Mères domestiques
Ah, même les chaussettes.
Les bonnes mères sont incroyablement patientes dit-on. Pas au sens d'une qualité morale ; cela tient plutôt d'un état intérieur de sidération généralisée.
Lundi 8h20, dans les temps malgré l'absence de sommeil et la sensation d'avoir été arrachée du lit, couche changée, figure fesses lavées, crémées, j'avais enfilé en faisant risette un beau body blanc tout propre, un jogging tout juste sorti du tas de linge frais, et une paire de chaussettes blanches. Mais : il a retourné sur lui-même le verre de jus de pomme à peine versé. « Oh noooon ! » : ce n'est pas moi qui le dis, c'est lui. Moi ? je ne réagis pas je pense juste – pas eu le temps de mettre le bavoir je n'ai plus de bon pantalon ils sont tous sales la machine d'hier n'a pas été étendue. Se résigner : il faut trouver un autre body, un autre pantalon.
Ah. Même les chaussettes. Trempées elles aussi. Même les chaussettes – quelques secondes de sidération supplémentaires. Dans la chaise on ne voyait pas les chaussettes, on aurait pu espérer...
Des bisous, des câlins, et on recommence, mon amour. On recommence, on recule, on perd du temps, pendant qu'on fait une tâche, mille autres se défont, tout s'accumule. Des gros tas de choses à faire qui n'entrent pas dans le décompte normal d'un quotidien ; ramasser le plat qu'on vient de cuisiner par terre. Passer la serpillère pour la 3e fois de la matinée. Ramasser des œufs cassés sur le carrelage – cette substance est bizarre, elle n'est ni liquide, ni solide. Ça ne tient pas à l'éponge, ça glisse de partout. Avant même que j'aie terminé, une deuxième boîte s'écrase au sol. Quand j'ai les mains prises, ça veut dire que les siennes sont libres.

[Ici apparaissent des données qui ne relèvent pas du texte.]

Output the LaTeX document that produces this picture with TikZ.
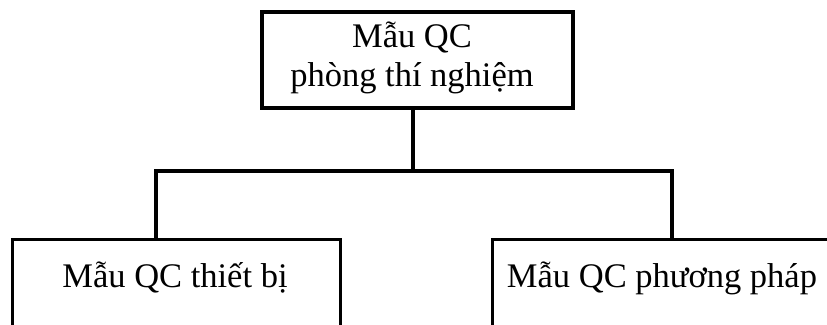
\documentclass[tikz,border=0pt]{standalone}
\usepackage{fontspec}
\setmainfont{Liberation Serif}
\begin{document}
\begin{tikzpicture}[x=1pt,y=-1pt,
  box/.style={draw=black, line width=3.05pt, rectangle, inner sep=0pt},
  lbl/.style={font=\fontsize{34.5}{39}\selectfont, inner sep=0pt, anchor=base},
  wire/.style={draw=black, line width=3.05pt}]
  \useasboundingbox (0,0) rectangle (827,324);
  \clip (0,0) rectangle (827,324);
  % top box
  \node[box, minimum width=311pt, minimum height=96pt] (top) at (417.5,60) {};
  \node[lbl] (toptxt1) at (412,47) {Mẫu QC};
  \node[lbl] (toptxt2) at (412,86) {phòng thí nghiệm};
  % lower boxes (they run past the page edge)
  \node[box, minimum width=328pt, minimum height=110pt, anchor=north west] (left) at (11,237.5) {};
  \node[box, minimum width=350pt, minimum height=110pt, anchor=north west] (right) at (491,237.5) {};
  \node[lbl] (lefttxt) at (175,287) {Mẫu QC thiết bị};
  \node[lbl] (righttxt) at (662,287) {Mẫu QC phương pháp};
  % branch lines
  \coordinate (j) at (413,171);
  \coordinate (jl) at (156,171);
  \coordinate (jr) at (672,171);
  \draw[wire] (top.south -| j) -- (j);
  \draw[wire, line cap=rect] (jl |- left.north) -- (jl) -- (jr) -- (jr |- right.north);
\end{tikzpicture}
\end{document}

C'est vrai, je suis devenue patiente, à toute épreuve. Je me regarde reculer en souriant. N'avoir plus le temps de sortir. Remonter l'escalier, indéfiniment. Une amie m'a conseillé Kerouac, des bribes par ci par là, sur la route. Ces héros, à se demander si on fait partie de la même espèce : leurs gosses (en vague arrière plan qu'on devine avec les femmes) sont des silhouettes en négatif sur un décor qui ne les empêche pas de bouger, eux, les étoiles filantes. Si je remonte assez loin en arrière, je me souviens avoir été moi aussi une étoile filante. Mais à force de reculer, je suis devenue patiente, comme si tout ça n'avait pas d'importance.
Comme si j'avais dormi ces dernières années, comme si je ne ressentais plus que la douceur de sa peau, l'envie d'embrasser ses boucles. Je l'embrasse, je le fais rire, je lui apprends à passer l'éponge. Comme si j'avais un temps infini. Comme si l'envie de bouger avait totalement disparu de moi-même, l'envie de sortir, de liberté. Comme si – parfois je me demande, si un jour ça arrive, serai-je capable de me réhabituer à la belle et grande solitude, à la vacuité de l'existence ? Sortir au grand soleil après ces années minuscules ?
Maintenant passée de l'autre côté, j'ai muté, du côté des mères à la douceur imperturbable, au sacrifice facile, silencieuses, éteintes, insupportables et flippantes. Je regarde à l'intérieur, parfois des bulles de colère remontent, de moins en moins souvent, des envies de meurtre. Mais le gros du magma est anesthésié. Faire des crêpes pour le goûter en souriant. Installer la table en souriant. Apprendre aux enfants à participer en souriant. Ranger les ustensiles en souriant. Nettoyer la cuisine en souriant. Du côté des mamans qui sourient, domestiquées. Nous sommes flippantes.
Sentir au fil des années la colère s'évaporer, la résistance fondre. Ironie – me voilà presque toute la journée dans la cuisine aux carreaux oranges à la place de ma grand-mère. Comprenant bien tard pourquoi elle était toujours là, et pas dehors, au même titre que le frigo, la gazinière, l'évier. C'était son fief, la cuisine. Elle y avait ses tiroirs, ses couteaux, ses sparadraps. Jamais je n'aurais imaginé basculer un jour de ce côté – pas le côté obscur, au contraire, le transparent. Des femmes qui se mettent à peindre des bouquets de fleurs – encore quelques années et peut-être que c'est ce qui va m'arriver à moi aussi. Quand les enfants seront grands, partis, je resterai à l'intérieur et quand j'aurai terminé avec la cuisine je peindrai quelque bouquet de fleurs.